(Collected data)
■ ■ ■ ■ ■

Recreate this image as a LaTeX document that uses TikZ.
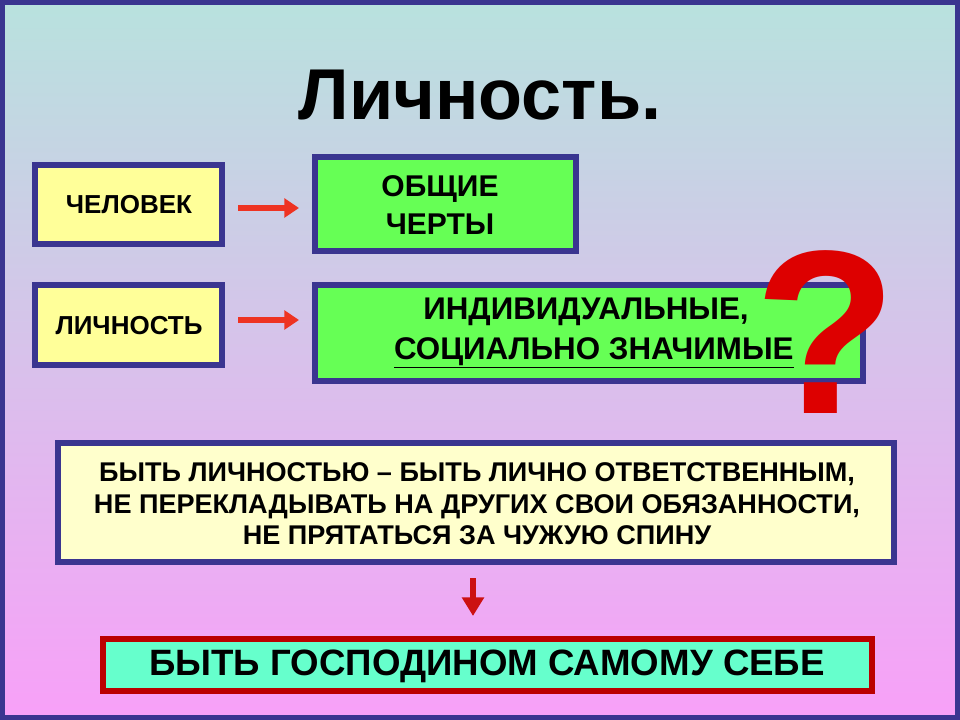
\documentclass[tikz,border=0pt]{standalone}
\usepackage{fontspec}
\setmainfont{Liberation Sans}
\usetikzlibrary{arrows.meta}
\definecolor{frame}{HTML}{3A3590}
\definecolor{bgtop}{HTML}{B8E2DE}
\definecolor{bgbot}{HTML}{F8A0F8}
\definecolor{ybox}{HTML}{FFFF99}
\definecolor{lybox}{HTML}{FFFFCC}
\definecolor{gbox}{HTML}{66FF55}
\definecolor{aqbox}{HTML}{66FFCC}
\definecolor{arr}{HTML}{EE3322}
\definecolor{darr}{HTML}{CC1111}
\definecolor{qm}{HTML}{DD0000}
\definecolor{rb}{HTML}{BB0000}
\begin{document}
\begin{tikzpicture}[x=0.75pt,y=-0.75pt,
  box/.style={draw=frame,line width=4.5pt},
  rarrow/.style={-{Triangle[length=11pt,width=14pt]},line width=4.5pt,draw=arr}]
\useasboundingbox (0,0) rectangle (960,720);
\shade[top color=bgtop,bottom color=bgbot] (0,0) rectangle (960,720);
\draw[frame,line width=3.5pt] (2.5,2.5) rectangle (957.5,717.5);
\node[font=\fontsize{54}{56}\selectfont\bfseries] (title) at (480,95) {Личность.};
\draw[box,fill=ybox] (35,165) rectangle (222,244);
\node[font=\fontsize{19.5}{20}\selectfont\bfseries] (ta) at (129,205) {ЧЕЛОВЕК};
\draw[box,fill=gbox] (315,157) rectangle (576,251);
\node[font=\fontsize{22.5}{28}\selectfont\bfseries,align=center] (tb) at (440,205) {ОБЩИЕ\\ЧЕРТЫ};
\draw[box,fill=ybox] (35,285) rectangle (222,365);
\node[font=\fontsize{19.5}{20}\selectfont\bfseries] (tc) at (129,326) {ЛИЧНОСТЬ};
\draw[box,fill=gbox] (315,285) rectangle (863,381);
\node[font=\fontsize{23.5}{30}\selectfont\bfseries,align=center] (td) at (586,333) {ИНДИВИДУАЛЬНЫЕ,\\\hspace*{0.5em}\underline{СОЦИАЛЬНО ЗНАЧИМЫЕ}};
\coordinate (a1) at (238,208); \coordinate (a2) at (299,208);
\coordinate (b1) at (238,320); \coordinate (b2) at (299,320);
\draw[rarrow] (a1) -- (a2);
\draw[rarrow] (b1) -- (b2);
\node[font=\fontsize{175}{175}\selectfont\bfseries,text=qm] (q) at (826,332) {?};
\draw[box,fill=lybox] (58,443) rectangle (894,562);
\node[font=\fontsize{20.3}{23.5}\selectfont\bfseries,align=center] (te) at (477,504) {БЫТЬ ЛИЧНОСТЬЮ – БЫТЬ ЛИЧНО ОТВЕТСТВЕННЫМ,\\НЕ ПЕРЕКЛАДЫВАТЬ НА ДРУГИХ СВОИ ОБЯЗАННОСТИ,\\НЕ ПРЯТАТЬСЯ ЗА ЧУЖУЮ СПИНУ};
\coordinate (c1) at (473,578); \coordinate (c2) at (473,616);
\draw[-{Triangle[length=14pt,width=16pt]},line width=4.5pt,draw=darr] (c1) -- (c2);
\draw[draw=rb,line width=4.5pt,fill=aqbox] (103,639) rectangle (872,691);
\node[font=\fontsize{27.5}{28}\selectfont\bfseries] (tf) at (487,666) {БЫТЬ ГОСПОДИНОМ САМОМУ СЕБЕ};
\end{tikzpicture}
\end{document}
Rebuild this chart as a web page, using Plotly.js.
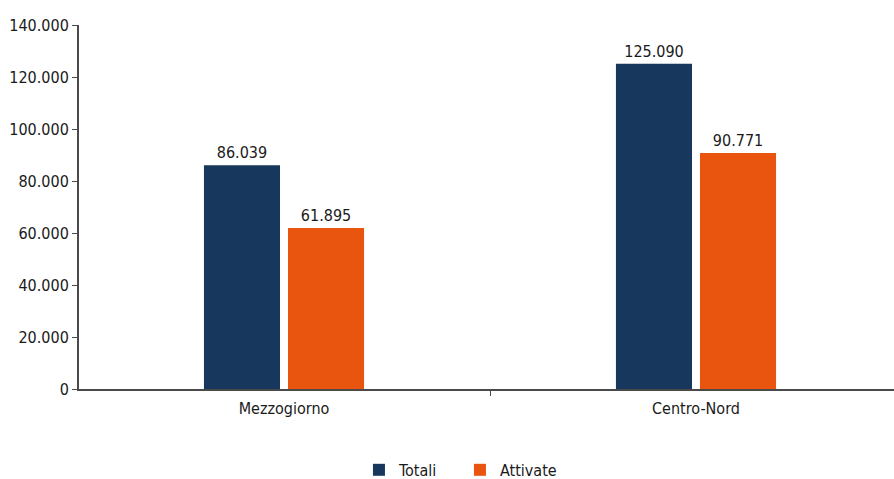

■ ■ ■ ■ ■

### INSTRUCTION
Write out all the records again, exactly, minus any pictures.

### PROBLEM SOLUTION
Recreate this image as a LaTeX document that uses TikZ.
\documentclass[tikz,border=0pt]{standalone}
\usepackage{fontspec}
\setmainfont{Liberation Sans}
\usetikzlibrary{arrows.meta}
\definecolor{frame}{HTML}{3A3590}
\definecolor{bgtop}{HTML}{B8E2DE}
\definecolor{bgbot}{HTML}{F8A0F8}
\definecolor{ybox}{HTML}{FFFF99}
\definecolor{lybox}{HTML}{FFFFCC}
\definecolor{gbox}{HTML}{66FF55}
\definecolor{aqbox}{HTML}{66FFCC}
\definecolor{arr}{HTML}{EE3322}
\definecolor{darr}{HTML}{CC1111}
\definecolor{qm}{HTML}{DD0000}
\definecolor{rb}{HTML}{BB0000}
\begin{document}
\begin{tikzpicture}[x=0.75pt,y=-0.75pt,
  box/.style={draw=frame,line width=4.5pt},
  rarrow/.style={-{Triangle[length=11pt,width=14pt]},line width=4.5pt,draw=arr}]
\useasboundingbox (0,0) rectangle (960,720);
\shade[top color=bgtop,bottom color=bgbot] (0,0) rectangle (960,720);
\draw[frame,line width=3.5pt] (2.5,2.5) rectangle (957.5,717.5);
\node[font=\fontsize{54}{56}\selectfont\bfseries] (title) at (480,95) {Личность.};
\draw[box,fill=ybox] (35,165) rectangle (222,244);
\node[font=\fontsize{19.5}{20}\selectfont\bfseries] (ta) at (129,205) {ЧЕЛОВЕК};
\draw[box,fill=gbox] (315,157) rectangle (576,251);
\node[font=\fontsize{22.5}{28}\selectfont\bfseries,align=center] (tb) at (440,205) {ОБЩИЕ\\ЧЕРТЫ};
\draw[box,fill=ybox] (35,285) rectangle (222,365);
\node[font=\fontsize{19.5}{20}\selectfont\bfseries] (tc) at (129,326) {ЛИЧНОСТЬ};
\draw[box,fill=gbox] (315,285) rectangle (863,381);
\node[font=\fontsize{23.5}{30}\selectfont\bfseries,align=center] (td) at (586,333) {ИНДИВИДУАЛЬНЫЕ,\\\hspace*{0.5em}\underline{СОЦИАЛЬНО ЗНАЧИМЫЕ}};
\coordinate (a1) at (238,208); \coordinate (a2) at (299,208);
\coordinate (b1) at (238,320); \coordinate (b2) at (299,320);
\draw[rarrow] (a1) -- (a2);
\draw[rarrow] (b1) -- (b2);
\node[font=\fontsize{175}{175}\selectfont\bfseries,text=qm] (q) at (826,332) {?};
\draw[box,fill=lybox] (58,443) rectangle (894,562);
\node[font=\fontsize{20.3}{23.5}\selectfont\bfseries,align=center] (te) at (477,504) {БЫТЬ ЛИЧНОСТЬЮ – БЫТЬ ЛИЧНО ОТВЕТСТВЕННЫМ,\\НЕ ПЕРЕКЛАДЫВАТЬ НА ДРУГИХ СВОИ ОБЯЗАННОСТИ,\\НЕ ПРЯТАТЬСЯ ЗА ЧУЖУЮ СПИНУ};
\coordinate (c1) at (473,578); \coordinate (c2) at (473,616);
\draw[-{Triangle[length=14pt,width=16pt]},line width=4.5pt,draw=darr] (c1) -- (c2);
\draw[draw=rb,line width=4.5pt,fill=aqbox] (103,639) rectangle (872,691);
\node[font=\fontsize{27.5}{28}\selectfont\bfseries] (tf) at (487,666) {БЫТЬ ГОСПОДИНОМ САМОМУ СЕБЕ};
\end{tikzpicture}
\end{document}
Rebuild this chart as a web page, using Plotly.js.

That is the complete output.